Understanding why the United States and China are going in such different directions with their foreign policy approaches to economic development begins with the concept, and practice, of development itself. In the post-WWII era, the idea of international development as it evolved in the United States, in multilateral institutions like the World Bank and in Transatlantic organizations like the OECD, tended to focus on the special economic (and political) challenges facing poorer countries in regions like Latin America, Africa and Asia. So in the United States, in US-led Bretton Woods institutions and among many European countries, the concept of development and its implications for foreign policy became closely associated with development “aid” and “assistance”. The OECD, what The Economist regularly refers to as a “club of mostly rich countries”, has played a prominent role through creating and maintaining standards for measuring and distributing what has become known as Overseas Development Assistance (ODA). Thus while research and policy about international development within the OECD countries and other organizations like the United Nations Development Program go well beyond aid per se, the conventional understanding of international development in the U.S. and Europe has come to center around how rich countries and institutions, mostly through non-commercial means, can help poorer countries become less poor. 

In contrast, China’s own rapid economic growth over the last four decades, plus its more recent push to be seen as a champion of international development, have breathed new life, and much controversy, into what had been mostly American and European discussions* about how rich countries could help poor countries solve their development challenges. Even before it proposed the AIIB or OBOR, its rapidly growing trade, investment and financial ties in the 2000s to what China labeled as developing country (fazhanzhong guojia) regions like Africa and Latin America drew increasing attention from officials and academics inside and outside of China. Much of the controversy about China’s role in these regions, especially in Africa, has centered around whether China plays fair by established OECD standards for ODA. Chinese responses to such criticisms have largely been to argue that China’s approach to development, not just or even mostly “aid”, is different from and often superior to the standard Western approach.
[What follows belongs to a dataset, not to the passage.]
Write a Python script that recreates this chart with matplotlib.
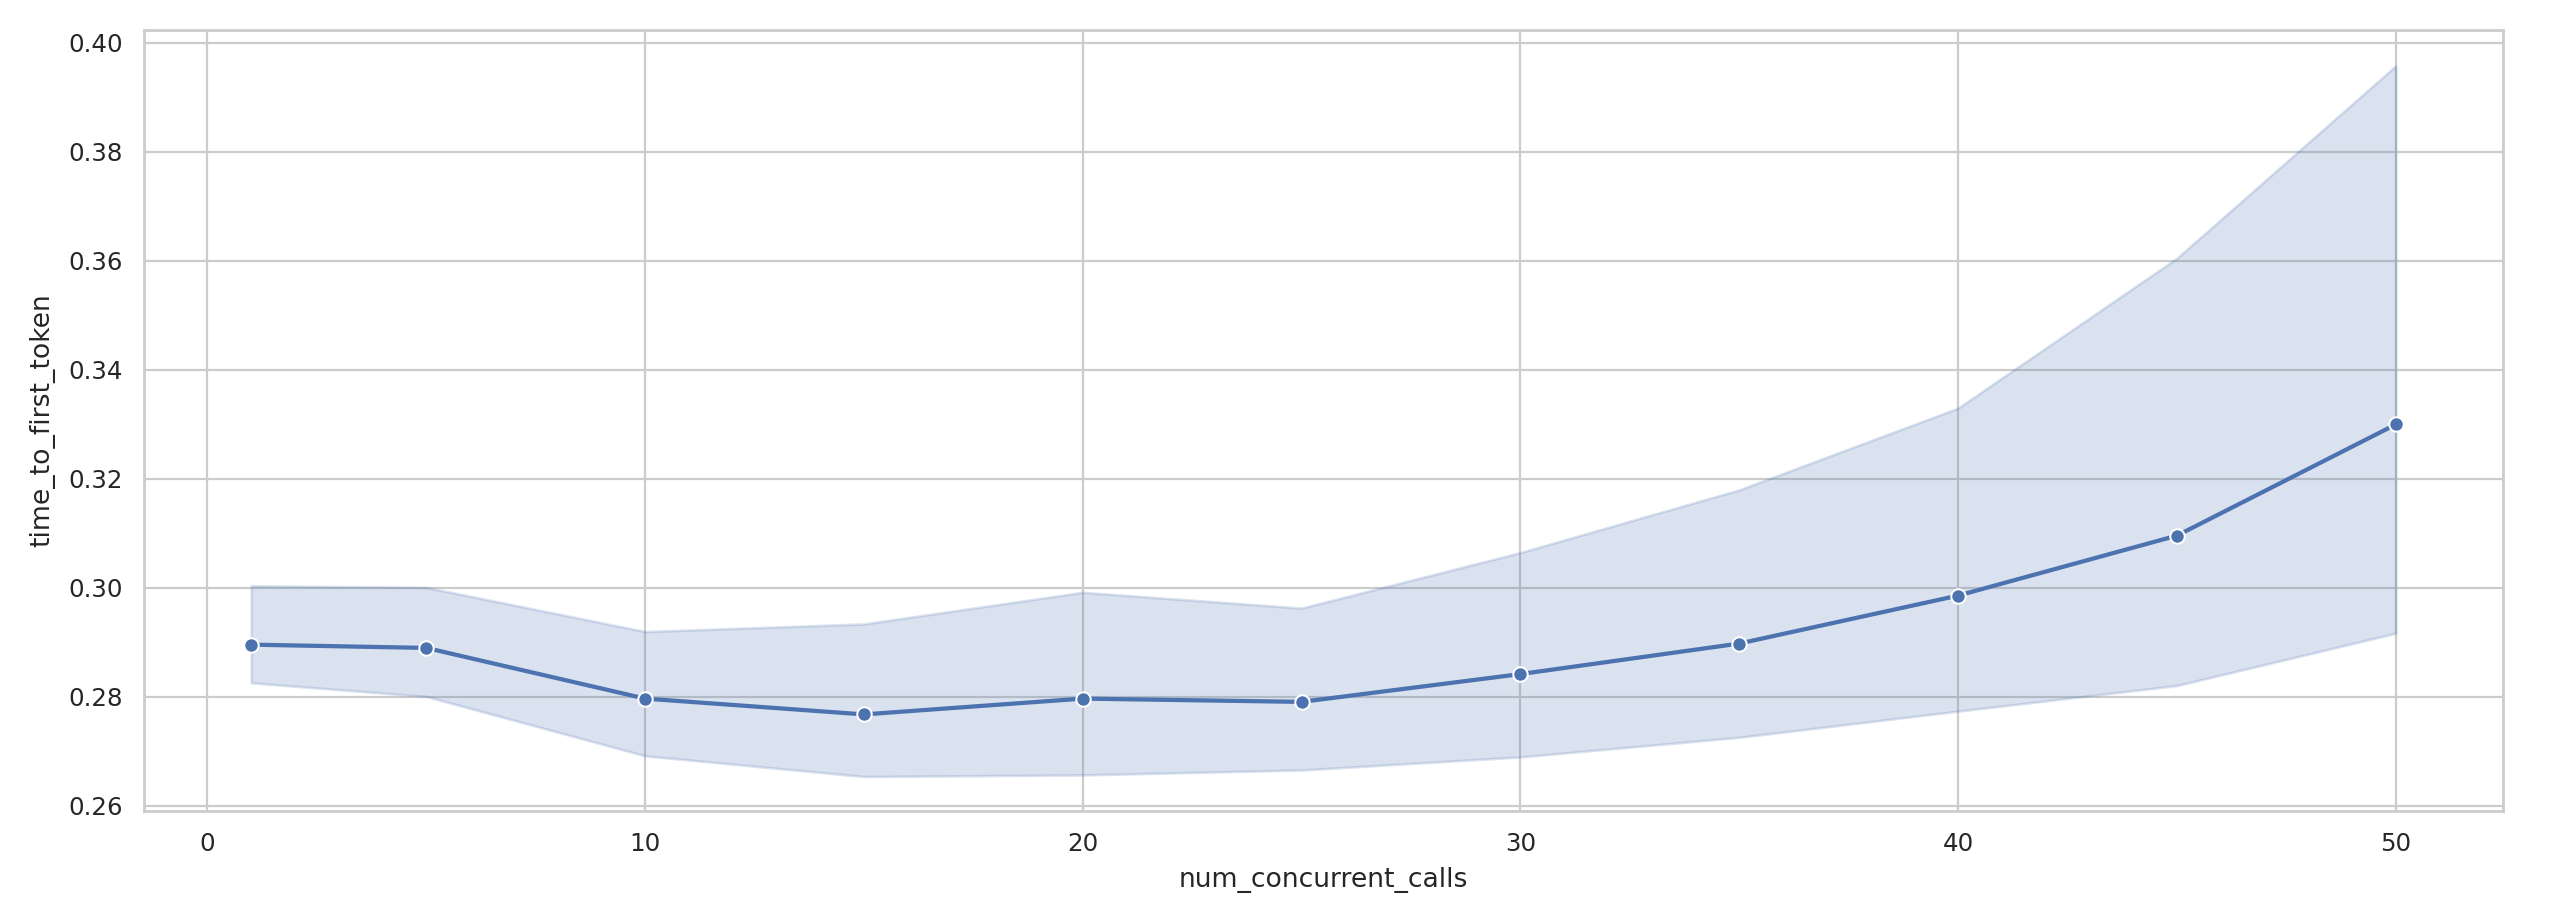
import matplotlib
matplotlib.use("Agg")
import matplotlib.pyplot as plt
import seaborn as sns

num_concurrent_calls = [1, 5, 10, 15, 20, 25, 30, 35, 40, 45, 50]
time_to_first_token = [0.2896, 0.2890, 0.2797, 0.2768, 0.2797, 0.2791, 0.2842, 0.2898, 0.2986, 0.3096, 0.3300]
ci_upper = [0.3004, 0.3001, 0.2920, 0.2934, 0.2992, 0.2963, 0.3065, 0.3180, 0.3330, 0.3605, 0.3958]
ci_lower = [0.2826, 0.2801, 0.2692, 0.2654, 0.2657, 0.2666, 0.2690, 0.2726, 0.2774, 0.2821, 0.2917]

sns.set_theme(style="whitegrid")
color = sns.color_palette("deep")[0]

fig, ax = plt.subplots(figsize=(16, 5.6625), dpi=160)
fig.subplots_adjust(left=0.05625, right=0.9777, top=0.967, bottom=0.105)

ax.fill_between(num_concurrent_calls, ci_lower, ci_upper, color=color, alpha=0.2, linewidth=1.2)
ax.plot(num_concurrent_calls, time_to_first_token, color=color, marker="o",
        markeredgecolor="white", markeredgewidth=0.9, markersize=6.5, linewidth=1.9)

ax.set_xlabel("num_concurrent_calls", labelpad=5)
ax.set_ylabel("time_to_first_token", labelpad=6)
ax.set_yticks([0.26, 0.28, 0.30, 0.32, 0.34, 0.36, 0.38, 0.40])
ax.set_yticklabels([f"{v:.2f}" for v in [0.26, 0.28, 0.30, 0.32, 0.34, 0.36, 0.38, 0.40]])
ax.set_xticks([0, 10, 20, 30, 40, 50])
ax.set_xlim(-1.45, 52.45)
ax.set_ylim(0.2591, 0.4024)

fig.savefig("out.png", dpi=160)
A clear expression of the Chinese alternative has come in a recent book by Justin Yifu Lin, one of China’s most well-known economists. In an article summarizing the book’s argument, Lin and his coauthor, Yan Wang, “argue that official development aid (ODA) need not always be concessional, and make the case for going ‘beyond aid,’ toward a broader approach – like that taken by China – that includes trade and investment.” Thus according to Lin and Wang, China’s approach to international development “goes beyond aid” in that it primarily involves commercially-based, non-concessional lending and investment ties (such a portrayal conveniently sidesteps the Chinese state’s key role in the country’s international trade, investment and financial relations). In other words, by doing business (and not imposing political conditions like western donors), especially in Africa but also in other regions like Latin America, China argues that it is promoting development for the countries of those regions as well as for itself. Add on China’s high-profile promotion of development-focused initiatives and institutions like OBOR and AIIB and it appears that by Chinese understandings of development, there’s very little that China is doing, including almost all aspects of its domestic economic activity, that isn’t contributing to development.

Key to this alternative Chinese approach is the idea that for China, economic development and being a developing country isn’t something removed from its own experience, but rather is fundamental to China’s own history and identity. For China, development is the bread and butter of everyday economic activity and practically synonymous with the post-Mao era’s almost religious obsession over improved material living standards. This obviously stands in stark contrast to the U.S. and other western approaches that stress development as a feature, or challenge, specific to other, poorer countries and something that falls outside the category of normal business. In this sense, controversies over China’s approach to development “aid” are a red herring, because the more fundamental question is whether China’s all encompassing, everything-is-development, approach really offers a new and sustainable path to the economic prosperity and political stability that have been so elusive in many developing countries.

Therefore, China’s claims and efforts to promote international development must be understood in their entirety and complexity but also responded to in a spirit of constructive criticism.

There is great variation in China’s relations with developing countries in Africa, Latin America and Asia, but at the very least China’s ties to countries like Myanmar, South Sudan and Venezuela underscore that economic, political and security crises in their developing country partners can pose a significant challenge to Chinese interests. In this sense, China is beginning to learn what U.S. and other western development aid and assistance practitioners have long known, which is that there are few easy solutions to often long-standing and fundamental economic, social and political obstacles to good economic and political governance in certain countries. Yet far from backing down in the face of such challenges, China has given every indication that it will continue to press forward with development promotion policies and initiatives, especially those that promote the building and financing of infrastructure.

It is therefore imperative that the U.S. not abandon the field of international development out of the mistaken sense that this is somehow a marginal area removed from America’s core economic, political and security interests. It’s especially clear that focusing on the narrow field of ODA largely misses the larger challenge. If the U.S. cedes the field of development to China out of the narrow sense that development is “just” aid, this essentially amounts to ceding the entire field of economic opportunity, including trade, investment and finance, to China’s pro-active, state-led, developmentalist foreign economic policy. But abandoning the field of development would also have serious political and security ramifications, something America’s allies in Europe have been keen to point out as threats to cut America’s international development budget have become more real.     

The idea that the U.S. should not cede the policy or rhetorical ground of international development to China does not necessarily mean that a confrontational or adversarial approach is necessary. In fact, multilateral efforts with European and Asian allies, potentially in cooperation with China, to addresses clear needs like infrastructure, would be one starting point. But if the U.S. government under the current administration is determined to hamstring itself by abandoning the field of international development, it is all the more important that civil society organizations fill in the gap to better understand and step up to the challenges as well as the opportunities presented by China’s all-development-all-the-time approach to foreign economic policy.